▶ _What needs to be done_: Pick out each line containing the string "matplotlib" and copy it.

****************

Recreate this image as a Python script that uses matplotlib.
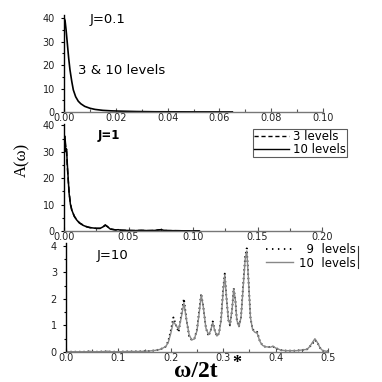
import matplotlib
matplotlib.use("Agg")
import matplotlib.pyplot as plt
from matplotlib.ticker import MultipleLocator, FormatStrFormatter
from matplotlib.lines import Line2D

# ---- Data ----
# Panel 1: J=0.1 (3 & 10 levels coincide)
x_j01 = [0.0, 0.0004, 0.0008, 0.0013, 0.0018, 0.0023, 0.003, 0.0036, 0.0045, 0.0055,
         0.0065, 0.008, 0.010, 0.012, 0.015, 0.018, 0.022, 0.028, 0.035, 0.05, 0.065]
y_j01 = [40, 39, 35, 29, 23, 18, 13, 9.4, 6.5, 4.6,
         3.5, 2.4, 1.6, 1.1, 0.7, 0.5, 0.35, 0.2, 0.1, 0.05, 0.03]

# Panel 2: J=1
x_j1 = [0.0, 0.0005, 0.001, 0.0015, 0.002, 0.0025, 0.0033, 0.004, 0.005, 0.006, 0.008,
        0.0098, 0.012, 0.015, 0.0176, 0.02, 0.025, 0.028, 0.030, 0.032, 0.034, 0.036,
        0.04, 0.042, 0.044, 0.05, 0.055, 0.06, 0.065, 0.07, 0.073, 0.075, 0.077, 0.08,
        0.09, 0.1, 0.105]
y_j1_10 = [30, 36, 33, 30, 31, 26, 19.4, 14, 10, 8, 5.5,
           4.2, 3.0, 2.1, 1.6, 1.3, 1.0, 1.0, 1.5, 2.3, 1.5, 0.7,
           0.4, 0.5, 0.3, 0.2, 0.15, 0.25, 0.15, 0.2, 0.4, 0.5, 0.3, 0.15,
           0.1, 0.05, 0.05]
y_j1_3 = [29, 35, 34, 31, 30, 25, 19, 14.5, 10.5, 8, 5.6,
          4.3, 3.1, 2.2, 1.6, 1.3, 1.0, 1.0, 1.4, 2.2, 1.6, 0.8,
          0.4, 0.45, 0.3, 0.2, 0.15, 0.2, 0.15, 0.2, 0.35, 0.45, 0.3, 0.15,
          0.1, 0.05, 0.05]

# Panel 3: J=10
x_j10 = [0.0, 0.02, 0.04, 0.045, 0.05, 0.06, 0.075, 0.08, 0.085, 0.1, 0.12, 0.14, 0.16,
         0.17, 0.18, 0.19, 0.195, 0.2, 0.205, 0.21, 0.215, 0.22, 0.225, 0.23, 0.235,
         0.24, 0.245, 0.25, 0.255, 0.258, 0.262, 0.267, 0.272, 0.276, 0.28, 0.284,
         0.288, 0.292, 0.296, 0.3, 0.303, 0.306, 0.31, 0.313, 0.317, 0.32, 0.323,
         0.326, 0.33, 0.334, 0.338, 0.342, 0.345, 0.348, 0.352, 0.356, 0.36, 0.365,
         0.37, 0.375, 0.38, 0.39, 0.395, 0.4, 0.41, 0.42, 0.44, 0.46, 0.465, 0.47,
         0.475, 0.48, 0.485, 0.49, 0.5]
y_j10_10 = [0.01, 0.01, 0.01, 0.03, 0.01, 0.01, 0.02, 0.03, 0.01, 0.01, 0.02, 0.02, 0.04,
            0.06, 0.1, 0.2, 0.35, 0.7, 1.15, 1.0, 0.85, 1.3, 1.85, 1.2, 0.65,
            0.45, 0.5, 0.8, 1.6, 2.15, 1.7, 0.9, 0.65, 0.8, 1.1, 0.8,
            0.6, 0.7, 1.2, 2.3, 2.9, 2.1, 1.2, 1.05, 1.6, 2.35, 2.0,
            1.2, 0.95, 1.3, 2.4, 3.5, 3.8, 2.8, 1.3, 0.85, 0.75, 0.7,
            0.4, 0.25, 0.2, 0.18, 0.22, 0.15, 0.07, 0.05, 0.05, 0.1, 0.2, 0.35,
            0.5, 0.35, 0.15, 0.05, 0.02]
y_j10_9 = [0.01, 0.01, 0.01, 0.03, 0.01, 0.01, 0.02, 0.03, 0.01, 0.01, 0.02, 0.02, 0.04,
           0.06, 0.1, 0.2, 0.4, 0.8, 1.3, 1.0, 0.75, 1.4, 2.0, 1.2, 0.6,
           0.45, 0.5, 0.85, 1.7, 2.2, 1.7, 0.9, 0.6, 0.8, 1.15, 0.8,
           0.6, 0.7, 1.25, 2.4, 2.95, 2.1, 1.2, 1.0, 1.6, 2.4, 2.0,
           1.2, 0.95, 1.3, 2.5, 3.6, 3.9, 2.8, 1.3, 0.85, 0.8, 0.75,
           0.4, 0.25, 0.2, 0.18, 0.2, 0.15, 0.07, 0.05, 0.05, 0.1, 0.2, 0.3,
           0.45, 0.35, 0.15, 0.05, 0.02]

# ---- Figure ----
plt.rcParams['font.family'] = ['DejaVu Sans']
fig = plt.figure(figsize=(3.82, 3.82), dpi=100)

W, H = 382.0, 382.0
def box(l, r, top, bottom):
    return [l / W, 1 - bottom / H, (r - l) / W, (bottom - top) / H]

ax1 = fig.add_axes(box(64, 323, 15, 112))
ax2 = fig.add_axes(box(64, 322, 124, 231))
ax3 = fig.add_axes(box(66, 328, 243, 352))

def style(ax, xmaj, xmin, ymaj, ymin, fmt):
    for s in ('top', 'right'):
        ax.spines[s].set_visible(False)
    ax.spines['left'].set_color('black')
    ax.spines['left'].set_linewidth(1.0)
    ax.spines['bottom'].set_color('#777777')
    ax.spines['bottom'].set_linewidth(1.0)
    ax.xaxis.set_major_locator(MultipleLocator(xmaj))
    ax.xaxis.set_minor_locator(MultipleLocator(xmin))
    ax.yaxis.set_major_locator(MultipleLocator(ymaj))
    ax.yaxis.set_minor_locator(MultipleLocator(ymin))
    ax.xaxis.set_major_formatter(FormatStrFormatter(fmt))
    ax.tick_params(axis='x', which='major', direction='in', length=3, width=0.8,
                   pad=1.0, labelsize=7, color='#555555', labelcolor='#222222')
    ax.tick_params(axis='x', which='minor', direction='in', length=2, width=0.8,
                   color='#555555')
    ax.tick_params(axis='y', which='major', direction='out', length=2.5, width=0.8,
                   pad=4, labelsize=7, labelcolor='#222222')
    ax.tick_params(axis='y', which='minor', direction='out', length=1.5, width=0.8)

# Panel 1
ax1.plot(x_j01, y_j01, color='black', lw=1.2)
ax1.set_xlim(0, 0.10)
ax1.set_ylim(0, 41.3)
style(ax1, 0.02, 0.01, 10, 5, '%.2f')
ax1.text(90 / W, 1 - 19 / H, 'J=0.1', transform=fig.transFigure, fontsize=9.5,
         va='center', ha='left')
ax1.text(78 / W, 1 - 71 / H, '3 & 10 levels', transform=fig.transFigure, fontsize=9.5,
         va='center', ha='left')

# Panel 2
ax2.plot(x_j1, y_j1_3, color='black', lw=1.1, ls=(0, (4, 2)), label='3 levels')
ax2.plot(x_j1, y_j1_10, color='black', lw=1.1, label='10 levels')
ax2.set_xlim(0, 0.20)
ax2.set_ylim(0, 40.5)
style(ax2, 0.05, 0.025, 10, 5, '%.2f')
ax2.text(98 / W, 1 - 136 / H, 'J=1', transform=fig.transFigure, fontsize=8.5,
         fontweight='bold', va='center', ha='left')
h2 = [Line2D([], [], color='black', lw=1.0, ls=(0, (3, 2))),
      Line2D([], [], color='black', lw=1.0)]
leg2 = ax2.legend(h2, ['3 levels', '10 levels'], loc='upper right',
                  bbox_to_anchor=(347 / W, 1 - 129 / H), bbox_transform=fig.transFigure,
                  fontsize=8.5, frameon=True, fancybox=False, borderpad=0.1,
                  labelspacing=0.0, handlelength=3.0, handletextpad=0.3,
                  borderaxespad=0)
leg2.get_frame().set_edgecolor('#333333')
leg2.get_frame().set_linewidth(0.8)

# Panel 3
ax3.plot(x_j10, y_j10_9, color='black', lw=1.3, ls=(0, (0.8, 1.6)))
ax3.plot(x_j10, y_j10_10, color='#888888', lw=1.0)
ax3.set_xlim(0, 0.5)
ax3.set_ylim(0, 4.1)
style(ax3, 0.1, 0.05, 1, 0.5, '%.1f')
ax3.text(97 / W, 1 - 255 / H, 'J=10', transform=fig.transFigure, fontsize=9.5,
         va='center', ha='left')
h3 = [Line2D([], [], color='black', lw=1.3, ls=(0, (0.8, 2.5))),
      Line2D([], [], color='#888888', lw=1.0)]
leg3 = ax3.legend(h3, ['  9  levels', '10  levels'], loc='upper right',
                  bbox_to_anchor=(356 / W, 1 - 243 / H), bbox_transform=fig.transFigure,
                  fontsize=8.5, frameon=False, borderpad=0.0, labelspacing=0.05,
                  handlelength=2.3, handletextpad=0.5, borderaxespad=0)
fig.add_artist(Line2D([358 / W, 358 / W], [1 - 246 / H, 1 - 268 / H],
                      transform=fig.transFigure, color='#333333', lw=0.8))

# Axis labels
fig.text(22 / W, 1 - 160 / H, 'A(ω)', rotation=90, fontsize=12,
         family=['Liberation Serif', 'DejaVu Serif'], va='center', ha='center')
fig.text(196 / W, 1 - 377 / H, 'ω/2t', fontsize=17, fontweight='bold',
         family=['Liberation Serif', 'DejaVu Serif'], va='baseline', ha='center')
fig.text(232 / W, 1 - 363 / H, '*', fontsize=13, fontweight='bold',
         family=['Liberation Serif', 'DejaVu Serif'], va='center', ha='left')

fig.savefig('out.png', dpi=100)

****************

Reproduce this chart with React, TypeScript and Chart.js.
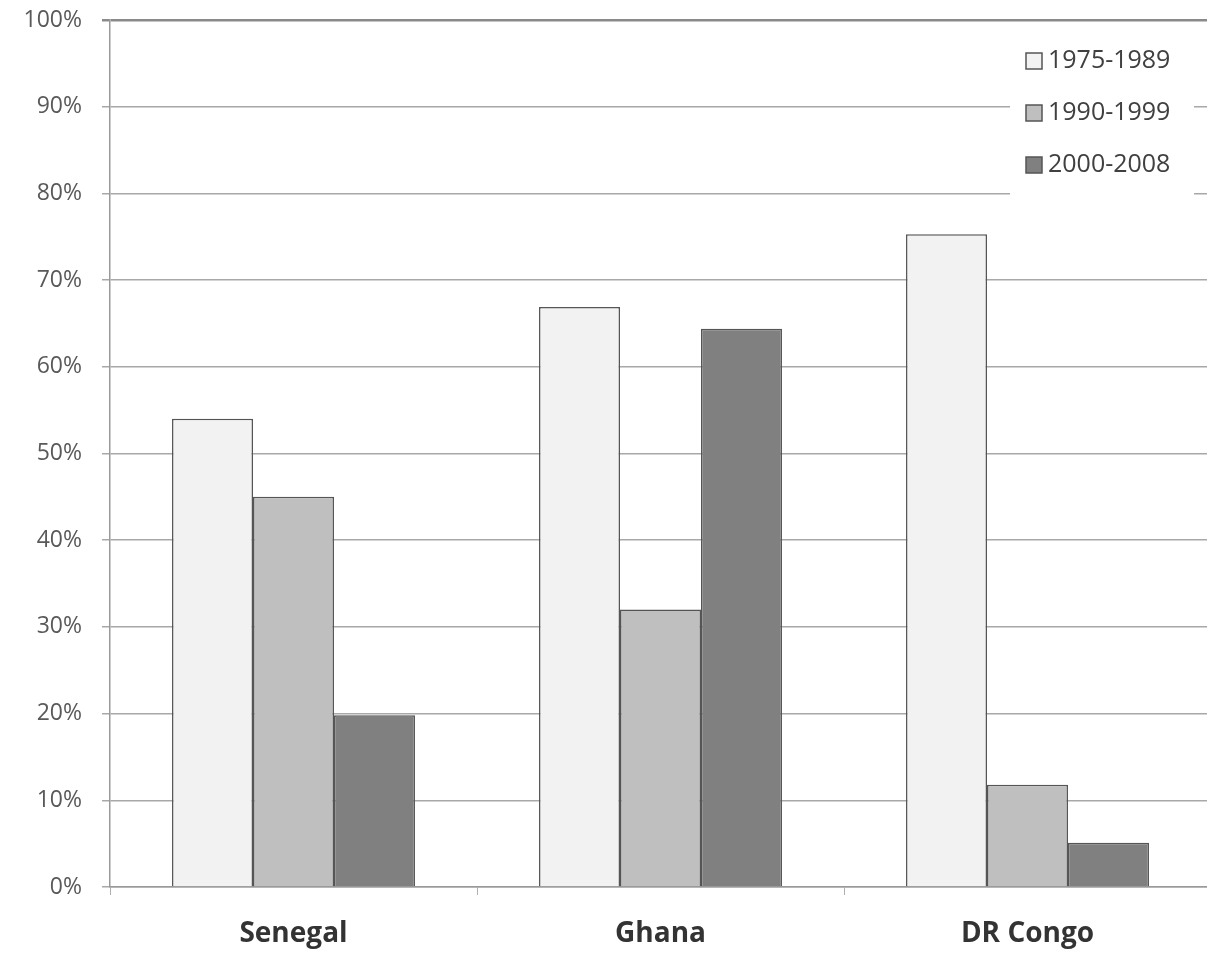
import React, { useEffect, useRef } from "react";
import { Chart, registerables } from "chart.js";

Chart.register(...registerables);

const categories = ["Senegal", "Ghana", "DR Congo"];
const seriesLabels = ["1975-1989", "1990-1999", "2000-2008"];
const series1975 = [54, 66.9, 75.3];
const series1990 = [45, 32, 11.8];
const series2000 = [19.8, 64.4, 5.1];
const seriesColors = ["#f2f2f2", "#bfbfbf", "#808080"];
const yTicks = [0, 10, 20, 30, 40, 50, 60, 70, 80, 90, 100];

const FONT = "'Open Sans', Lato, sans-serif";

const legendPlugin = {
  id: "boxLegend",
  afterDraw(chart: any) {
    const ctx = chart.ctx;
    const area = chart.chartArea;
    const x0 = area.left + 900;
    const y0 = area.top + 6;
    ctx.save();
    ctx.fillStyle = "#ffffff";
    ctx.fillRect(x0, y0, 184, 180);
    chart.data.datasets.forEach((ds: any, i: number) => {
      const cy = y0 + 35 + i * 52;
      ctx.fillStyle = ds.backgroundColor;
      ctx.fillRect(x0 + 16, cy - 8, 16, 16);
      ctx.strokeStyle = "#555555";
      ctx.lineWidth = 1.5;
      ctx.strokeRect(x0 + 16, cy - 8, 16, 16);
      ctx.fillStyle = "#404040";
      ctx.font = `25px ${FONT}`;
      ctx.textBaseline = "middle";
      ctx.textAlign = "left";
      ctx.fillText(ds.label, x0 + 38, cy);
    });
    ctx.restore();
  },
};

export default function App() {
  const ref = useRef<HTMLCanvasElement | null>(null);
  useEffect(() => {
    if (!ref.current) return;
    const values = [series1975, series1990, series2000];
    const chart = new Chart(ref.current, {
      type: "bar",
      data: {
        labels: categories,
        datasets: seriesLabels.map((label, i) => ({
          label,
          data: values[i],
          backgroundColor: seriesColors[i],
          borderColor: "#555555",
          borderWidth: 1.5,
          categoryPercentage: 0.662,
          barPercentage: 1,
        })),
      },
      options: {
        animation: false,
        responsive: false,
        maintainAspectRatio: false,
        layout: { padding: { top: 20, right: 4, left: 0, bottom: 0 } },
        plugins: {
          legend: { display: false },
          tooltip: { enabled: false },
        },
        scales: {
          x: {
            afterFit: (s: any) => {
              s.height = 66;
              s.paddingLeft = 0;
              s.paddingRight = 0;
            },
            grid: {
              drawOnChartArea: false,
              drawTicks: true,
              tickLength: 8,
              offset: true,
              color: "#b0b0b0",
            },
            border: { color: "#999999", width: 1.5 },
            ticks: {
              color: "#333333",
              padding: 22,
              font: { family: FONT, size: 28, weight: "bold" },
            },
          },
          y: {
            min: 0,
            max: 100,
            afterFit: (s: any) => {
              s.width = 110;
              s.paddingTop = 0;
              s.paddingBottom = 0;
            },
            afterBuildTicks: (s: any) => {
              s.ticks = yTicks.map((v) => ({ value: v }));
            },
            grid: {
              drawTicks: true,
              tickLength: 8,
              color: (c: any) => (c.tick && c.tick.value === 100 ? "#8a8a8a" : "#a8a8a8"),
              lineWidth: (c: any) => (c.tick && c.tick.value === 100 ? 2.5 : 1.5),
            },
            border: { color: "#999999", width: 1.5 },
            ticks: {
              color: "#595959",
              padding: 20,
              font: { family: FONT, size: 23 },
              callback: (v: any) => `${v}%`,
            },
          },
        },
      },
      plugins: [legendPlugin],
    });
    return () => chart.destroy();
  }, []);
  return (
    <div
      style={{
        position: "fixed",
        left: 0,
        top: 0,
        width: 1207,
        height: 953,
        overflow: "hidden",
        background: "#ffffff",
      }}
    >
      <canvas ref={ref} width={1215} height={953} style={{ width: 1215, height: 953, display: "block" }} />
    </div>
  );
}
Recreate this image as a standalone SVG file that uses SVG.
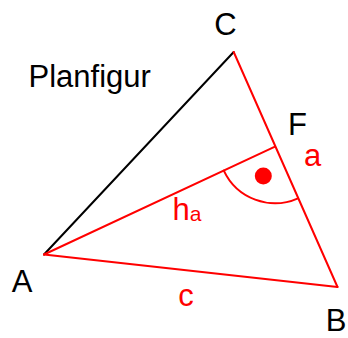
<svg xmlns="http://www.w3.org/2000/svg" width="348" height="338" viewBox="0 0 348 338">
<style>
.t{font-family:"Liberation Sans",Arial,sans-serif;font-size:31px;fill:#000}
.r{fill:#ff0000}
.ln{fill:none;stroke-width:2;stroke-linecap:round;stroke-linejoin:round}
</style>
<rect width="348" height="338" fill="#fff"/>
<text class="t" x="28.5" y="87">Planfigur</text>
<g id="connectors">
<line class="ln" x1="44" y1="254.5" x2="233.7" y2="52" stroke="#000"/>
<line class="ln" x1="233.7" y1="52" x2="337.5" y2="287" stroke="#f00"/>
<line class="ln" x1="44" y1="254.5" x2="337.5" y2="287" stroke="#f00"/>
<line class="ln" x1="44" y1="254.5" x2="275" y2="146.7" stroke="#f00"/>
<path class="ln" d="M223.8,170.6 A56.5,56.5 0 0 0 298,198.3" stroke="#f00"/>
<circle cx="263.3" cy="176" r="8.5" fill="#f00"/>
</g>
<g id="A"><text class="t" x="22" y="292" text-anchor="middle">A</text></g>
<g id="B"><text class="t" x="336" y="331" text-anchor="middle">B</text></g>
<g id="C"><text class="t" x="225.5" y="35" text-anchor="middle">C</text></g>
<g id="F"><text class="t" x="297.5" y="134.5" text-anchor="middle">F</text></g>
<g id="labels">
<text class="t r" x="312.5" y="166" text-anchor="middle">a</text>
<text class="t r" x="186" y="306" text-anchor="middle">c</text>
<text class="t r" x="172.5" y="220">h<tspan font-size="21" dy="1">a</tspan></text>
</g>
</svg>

****************

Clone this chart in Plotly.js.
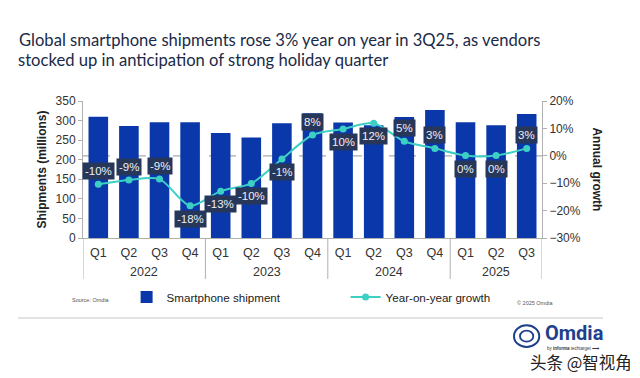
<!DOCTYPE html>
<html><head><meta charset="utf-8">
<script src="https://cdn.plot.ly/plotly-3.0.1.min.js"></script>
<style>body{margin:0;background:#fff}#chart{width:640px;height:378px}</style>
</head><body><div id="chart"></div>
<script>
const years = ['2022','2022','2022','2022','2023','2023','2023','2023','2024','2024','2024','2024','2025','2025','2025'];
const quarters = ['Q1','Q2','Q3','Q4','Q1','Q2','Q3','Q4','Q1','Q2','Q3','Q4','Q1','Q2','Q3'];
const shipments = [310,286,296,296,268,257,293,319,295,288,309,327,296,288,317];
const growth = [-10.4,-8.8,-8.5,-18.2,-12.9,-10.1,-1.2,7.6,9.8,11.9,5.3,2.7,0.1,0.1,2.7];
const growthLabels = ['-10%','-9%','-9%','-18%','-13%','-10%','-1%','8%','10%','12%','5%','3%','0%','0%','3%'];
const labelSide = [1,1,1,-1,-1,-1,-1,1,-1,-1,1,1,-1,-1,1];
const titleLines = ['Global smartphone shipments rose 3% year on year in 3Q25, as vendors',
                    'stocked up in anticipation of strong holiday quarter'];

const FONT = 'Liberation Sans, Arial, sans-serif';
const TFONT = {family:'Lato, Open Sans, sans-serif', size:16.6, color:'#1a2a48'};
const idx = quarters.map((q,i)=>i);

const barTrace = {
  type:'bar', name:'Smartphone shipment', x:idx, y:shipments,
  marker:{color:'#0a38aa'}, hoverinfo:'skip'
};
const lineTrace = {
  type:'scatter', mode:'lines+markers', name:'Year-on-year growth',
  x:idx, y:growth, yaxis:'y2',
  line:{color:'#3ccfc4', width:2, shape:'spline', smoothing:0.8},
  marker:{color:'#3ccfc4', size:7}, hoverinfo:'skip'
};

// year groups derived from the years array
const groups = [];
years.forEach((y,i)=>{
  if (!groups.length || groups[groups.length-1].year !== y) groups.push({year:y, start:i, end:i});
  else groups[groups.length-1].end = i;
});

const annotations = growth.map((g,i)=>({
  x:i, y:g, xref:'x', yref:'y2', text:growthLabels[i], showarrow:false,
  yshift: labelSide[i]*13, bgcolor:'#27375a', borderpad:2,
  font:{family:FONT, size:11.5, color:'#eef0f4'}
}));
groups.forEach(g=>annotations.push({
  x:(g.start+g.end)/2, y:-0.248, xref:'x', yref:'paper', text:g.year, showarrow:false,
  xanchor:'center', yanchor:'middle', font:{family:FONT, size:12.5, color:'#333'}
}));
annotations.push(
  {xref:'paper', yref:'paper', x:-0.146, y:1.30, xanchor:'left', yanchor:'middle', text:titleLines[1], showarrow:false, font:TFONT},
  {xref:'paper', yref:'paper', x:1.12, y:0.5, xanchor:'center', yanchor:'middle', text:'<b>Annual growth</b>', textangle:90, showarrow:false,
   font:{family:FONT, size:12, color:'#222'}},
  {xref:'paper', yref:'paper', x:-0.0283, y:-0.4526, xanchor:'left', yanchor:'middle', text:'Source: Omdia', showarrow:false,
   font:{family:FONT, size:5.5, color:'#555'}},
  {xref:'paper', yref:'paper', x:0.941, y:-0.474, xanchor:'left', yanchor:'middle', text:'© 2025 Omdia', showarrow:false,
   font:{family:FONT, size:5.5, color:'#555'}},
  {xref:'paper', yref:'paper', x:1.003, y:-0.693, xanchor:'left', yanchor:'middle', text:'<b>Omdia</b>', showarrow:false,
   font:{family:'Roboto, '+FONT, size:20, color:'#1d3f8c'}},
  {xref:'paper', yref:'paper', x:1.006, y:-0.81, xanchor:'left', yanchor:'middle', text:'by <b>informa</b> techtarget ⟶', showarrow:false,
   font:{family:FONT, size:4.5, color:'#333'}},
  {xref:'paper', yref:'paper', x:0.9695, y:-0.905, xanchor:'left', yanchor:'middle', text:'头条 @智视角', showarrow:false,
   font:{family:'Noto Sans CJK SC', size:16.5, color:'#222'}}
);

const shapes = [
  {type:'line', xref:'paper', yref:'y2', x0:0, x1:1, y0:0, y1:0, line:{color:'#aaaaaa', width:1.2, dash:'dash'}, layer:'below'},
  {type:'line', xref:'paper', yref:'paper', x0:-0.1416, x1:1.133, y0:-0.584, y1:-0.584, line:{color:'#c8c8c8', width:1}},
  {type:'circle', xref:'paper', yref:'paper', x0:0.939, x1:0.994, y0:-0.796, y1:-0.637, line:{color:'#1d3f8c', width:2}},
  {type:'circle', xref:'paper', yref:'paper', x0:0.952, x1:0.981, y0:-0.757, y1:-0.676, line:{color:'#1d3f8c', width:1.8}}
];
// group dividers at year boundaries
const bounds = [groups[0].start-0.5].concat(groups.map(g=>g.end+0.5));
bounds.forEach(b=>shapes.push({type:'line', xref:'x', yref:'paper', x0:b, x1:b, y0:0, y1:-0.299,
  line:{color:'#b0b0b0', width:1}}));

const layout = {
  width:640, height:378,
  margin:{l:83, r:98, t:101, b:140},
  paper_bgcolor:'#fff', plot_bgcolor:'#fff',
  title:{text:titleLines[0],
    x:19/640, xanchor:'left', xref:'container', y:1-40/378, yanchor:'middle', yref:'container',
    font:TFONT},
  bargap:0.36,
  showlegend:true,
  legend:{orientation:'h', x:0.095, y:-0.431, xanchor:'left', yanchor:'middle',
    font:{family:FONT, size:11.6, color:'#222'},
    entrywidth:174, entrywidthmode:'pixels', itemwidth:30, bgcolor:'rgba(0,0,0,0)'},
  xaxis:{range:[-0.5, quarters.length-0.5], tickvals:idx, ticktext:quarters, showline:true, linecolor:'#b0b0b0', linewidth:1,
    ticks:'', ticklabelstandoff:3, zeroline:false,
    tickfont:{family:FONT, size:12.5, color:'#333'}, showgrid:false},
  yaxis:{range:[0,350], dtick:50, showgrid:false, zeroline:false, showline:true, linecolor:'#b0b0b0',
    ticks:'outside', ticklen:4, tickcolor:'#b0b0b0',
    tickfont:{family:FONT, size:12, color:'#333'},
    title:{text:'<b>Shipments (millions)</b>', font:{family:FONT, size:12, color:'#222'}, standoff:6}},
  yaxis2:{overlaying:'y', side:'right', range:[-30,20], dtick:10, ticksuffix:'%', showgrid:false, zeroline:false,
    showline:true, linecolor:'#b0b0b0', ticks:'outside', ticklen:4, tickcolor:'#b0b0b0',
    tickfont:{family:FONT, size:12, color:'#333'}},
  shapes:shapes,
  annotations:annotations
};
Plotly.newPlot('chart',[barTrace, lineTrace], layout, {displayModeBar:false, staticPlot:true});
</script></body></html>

****************

▶ _Solution to this problem_:
Recreate this image as a Python script that uses matplotlib.
import matplotlib
matplotlib.use("Agg")
import matplotlib.pyplot as plt
from matplotlib.ticker import MultipleLocator, FormatStrFormatter
from matplotlib.lines import Line2D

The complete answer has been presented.